Tablet computers are a “disruptive” innovation

If you’ve been to a RAIN Summit in 2012 (Las Vegas, Minneapolis, Dallas, or Berlin), you may have seen my “State of the Industry Address,” in which I discussed the theories of author/consultant Clayton Christensen (“The Innovator’s Dilemma”) and argued that Internet radio is a “disruptive innovation.”

(By the way, the term “disruptive innovation” is thrown around pretty freely nowadays, but, as Christensen uses it, it has a very specific meaning: It’s a type of innovation that starts out worse than existing products in its category, and thus is experimented with but subsequently ignored by most market leaders in its category, but then gets better until it satisfies the needs of most consumers.)

Having looked at the new Microsoft Surface tablet last night (very disappointing, by the way; I can now hardly wait to receive my iPad mini), I am reminded that tablet computers are an excellent example of a disruptive innovation.

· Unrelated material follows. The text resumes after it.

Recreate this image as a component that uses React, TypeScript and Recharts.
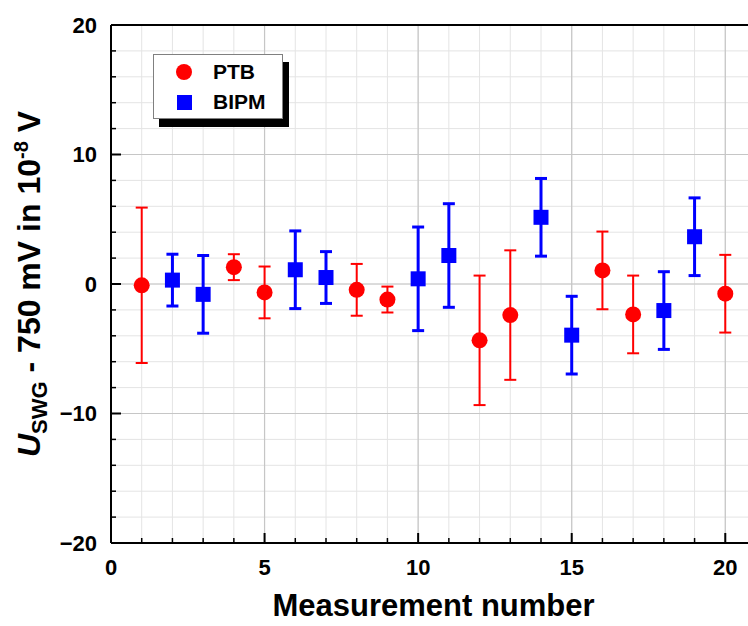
import React from 'react';
import { ComposedChart, Scatter, ErrorBar, XAxis, YAxis, CartesianGrid, ReferenceLine, Legend } from 'recharts';

// PTB (red circles) and BIPM (blue squares): measurement number, value, uncertainty
const ptbX = [1, 4, 5, 8, 9, 12, 13, 16, 17, 20];
const ptbY = [-0.1, 1.3, -0.65, -0.45, -1.2, -4.35, -2.4, 1.05, -2.35, -0.75];
const ptbErr = [6, 1, 2, 2, 1, 5, 5, 3, 3, 3];

const bipmX = [2, 3, 6, 7, 10, 11, 14, 15, 18, 19];
const bipmY = [0.3, -0.8, 1.1, 0.5, 0.4, 2.2, 5.15, -3.95, -2.05, 3.65];
const bipmErr = [2, 3, 3, 2, 4, 4, 3, 3, 3, 3];

const xTicks = Array.from({ length: 22 }, (_, i) => i);
const yTicks = Array.from({ length: 21 }, (_, i) => -20 + i * 2);
const xMajor = [5, 10, 15, 20];
const yMajor = [-10, 0, 10];

const ptbData = ptbX.map((x, i) => ({ x, y: ptbY[i], err: ptbErr[i] }));
const bipmData = bipmX.map((x, i) => ({ x, y: bipmY[i], err: bipmErr[i] }));

const FONT = '"Liberation Sans", Arial, sans-serif';
const RED = '#ff0000';
const BLUE = '#0000ff';

const fmt = (v: number) => (v < 0 ? '\u2212' + Math.abs(v) : String(v));

const LeftTick = (props: any) => {
    const { x, y, payload } = props;
    const major = payload.value % 10 === 0;
    return (
        <g>
            <line x1={x} x2={x + (major ? 10 : 5)} y1={y} y2={y} stroke="#000" strokeWidth={major ? 2 : 1.5} />
            {major && (
                <text x={x - 14} y={y} dy="0.36em" textAnchor="end" fontFamily={FONT} fontWeight="bold" fontSize={22} fill="#000">
                    {fmt(payload.value)}
                </text>
            )}
        </g>
    );
};

const BottomTick = (props: any) => {
    const { x, y, payload } = props;
    const major = payload.value % 5 === 0;
    return (
        <g>
            <line x1={x} x2={x} y1={y} y2={y - (major ? 10 : 5)} stroke="#000" strokeWidth={major ? 2 : 1.5} />
            {major && (
                <text x={x} y={y + 32} textAnchor="middle" fontFamily={FONT} fontWeight="bold" fontSize={22} fill="#000">
                    {payload.value}
                </text>
            )}
        </g>
    );
};

const TopTick = (props: any) => {
    const { x, y, payload } = props;
    const major = payload.value % 5 === 0;
    return <line x1={x} x2={x} y1={y} y2={y + (major ? 10 : 5)} stroke="#000" strokeWidth={major ? 2 : 1.5} />;
};

const YLabel = (props: any) => {
    const { viewBox } = props;
    const cy = viewBox.y + viewBox.height / 2;
    return (
        <text transform={`translate(40,${cy}) rotate(-90)`} textAnchor="middle" fontFamily={FONT} fontWeight="bold" fontSize={32} fill="#000">
            <tspan fontStyle="italic">U</tspan>
            <tspan fontSize={22} dy={7}>SWG</tspan>
            <tspan dy={-7}> - 750 mV in 10</tspan>
            <tspan fontSize={20} dy={-12}>-8</tspan>
            <tspan dy={12}> V</tspan>
        </text>
    );
};

const XLabel = (props: any) => {
    const { viewBox } = props;
    return (
        <text x={viewBox.x + viewBox.width / 2} y={616} textAnchor="middle" fontFamily={FONT} fontWeight="bold" fontSize={31} fill="#000">
            Measurement number
        </text>
    );
};

const LegendBox = () => (
    <div
        style={{
            position: 'relative',
            width: 130,
            height: 65,
            border: '1px solid #808080',
            background: '#fff',
            boxShadow: '6px 8px 0 #000',
            boxSizing: 'border-box',
            fontFamily: FONT,
            fontWeight: 'bold',
            fontSize: 21,
            color: '#000',
        }}
    >
        <div style={{ position: 'absolute', left: 22, top: 9, width: 16, height: 16, borderRadius: 8, background: RED }} />
        <div style={{ position: 'absolute', left: 59, top: 6, lineHeight: '22px' }}>PTB</div>
        <div style={{ position: 'absolute', left: 23, top: 40, width: 15, height: 15, background: BLUE }} />
        <div style={{ position: 'absolute', left: 59, top: 36, lineHeight: '22px' }}>BIPM</div>
    </div>
);

const circleShape = (props: any) => <circle cx={props.cx} cy={props.cy} r={8} fill={RED} />;
const squareShape = (props: any) => <rect x={props.cx - 7.5} y={props.cy - 7.5} width={15} height={15} fill={BLUE} />;

export default function App() {
    return (
        <div style={{ position: 'fixed', left: 0, top: 0, width: 748, height: 626, overflow: 'hidden', background: '#fff' }}>
            <ComposedChart width={770} height={626} margin={{ top: 24, right: 14, bottom: 0, left: 0 }}>
                <CartesianGrid stroke="#e4e4e4" strokeWidth={1} />
                {xMajor.map((v) => (
                    <ReferenceLine key={'x' + v} x={v} stroke="#c6c6c6" strokeWidth={1.2} />
                ))}
                {yMajor.map((v) => (
                    <ReferenceLine key={'y' + v} y={v} stroke="#c6c6c6" strokeWidth={1.2} />
                ))}
                <XAxis
                    type="number"
                    dataKey="x"
                    domain={[0, 21]}
                    ticks={xTicks}
                    interval={0}
                    height={83}
                    tickSize={0}
                    tickMargin={0}
                    tickLine={false}
                    axisLine={{ stroke: '#000', strokeWidth: 2 }}
                    tick={BottomTick}
                    label={{ content: XLabel }}
                />
                <XAxis
                    xAxisId="top"
                    orientation="top"
                    type="number"
                    dataKey="x"
                    domain={[0, 21]}
                    ticks={xTicks}
                    interval={0}
                    height={1}
                    tickSize={0}
                    tickMargin={0}
                    tickLine={false}
                    axisLine={{ stroke: '#000', strokeWidth: 2 }}
                    tick={TopTick}
                />
                <YAxis
                    type="number"
                    dataKey="y"
                    domain={[-20, 20]}
                    ticks={yTicks}
                    interval={0}
                    width={111}
                    tickSize={0}
                    tickMargin={0}
                    tickLine={false}
                    axisLine={{ stroke: '#000', strokeWidth: 2 }}
                    tick={LeftTick}
                    label={{ content: YLabel }}
                />
                <Legend
                    layout="vertical"
                    align="center"
                    verticalAlign="middle"
                    wrapperStyle={{ position: 'absolute', left: 153, top: 54, width: 130, height: 65 }}
                    content={LegendBox}
                />
                <Scatter name="PTB" data={ptbData} fill={RED} shape={circleShape} isAnimationActive={false}>
                    <ErrorBar dataKey="err" direction="y" width={6} stroke={RED} strokeWidth={2} isAnimationActive={false} />
                </Scatter>
                <Scatter name="BIPM" data={bipmData} fill={BLUE} shape={squareShape} isAnimationActive={false}>
                    <ErrorBar dataKey="err" direction="y" width={6} stroke={BLUE} strokeWidth={3} isAnimationActive={false} />
                </Scatter>
            </ComposedChart>
        </div>
    );
}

Remember the release of the first iPad, in April 2010? It was a device we were very excited about, as we wrote in RAIN at the time, but compared to a laptop computer, it didn’t make the grade at all: It was underpowered, it ran hardly any business-related applications, it was slow to type on, and so forth. If you took a business trip in 2010 or 2011, you may have brought your iPad to use for web browsing and for reading e-books, and maybe to quickly scan your e-mail, but you brought your laptop computer along for real work.

But now all that’s changing! I have not brought a laptop computer with me on business trips all year: I like Keynote more than PowerPoint for presentations, I like Numbers almost as well as Excel for spreadsheet work, I have an auxiliary keyboard I can use when I need to do a lot of typing, and so forth. The tablet computer — the iPad, anyway — has leapfrogged past the laptop computer, at least for my needs. And it’s sleeker, lighter, and less expensive! That’s why 120 million tablet computers will be sold this year globally, and why by 2016 tablet sales will exceed desktop PC sales.

That’s the key thing to remember about disruptive innovations: They get better. McDonald’s was a disruptive innovation compared to the family restaurants of the 1960s (tiny menu, no indoor seating), but it got better. And Internet radio is a disruptive innovation compared to AM/FM and satellite radio (no personalities, no news & information, no song segues, limited flow control), and it will get better. That’s why it’s worth paying attention to.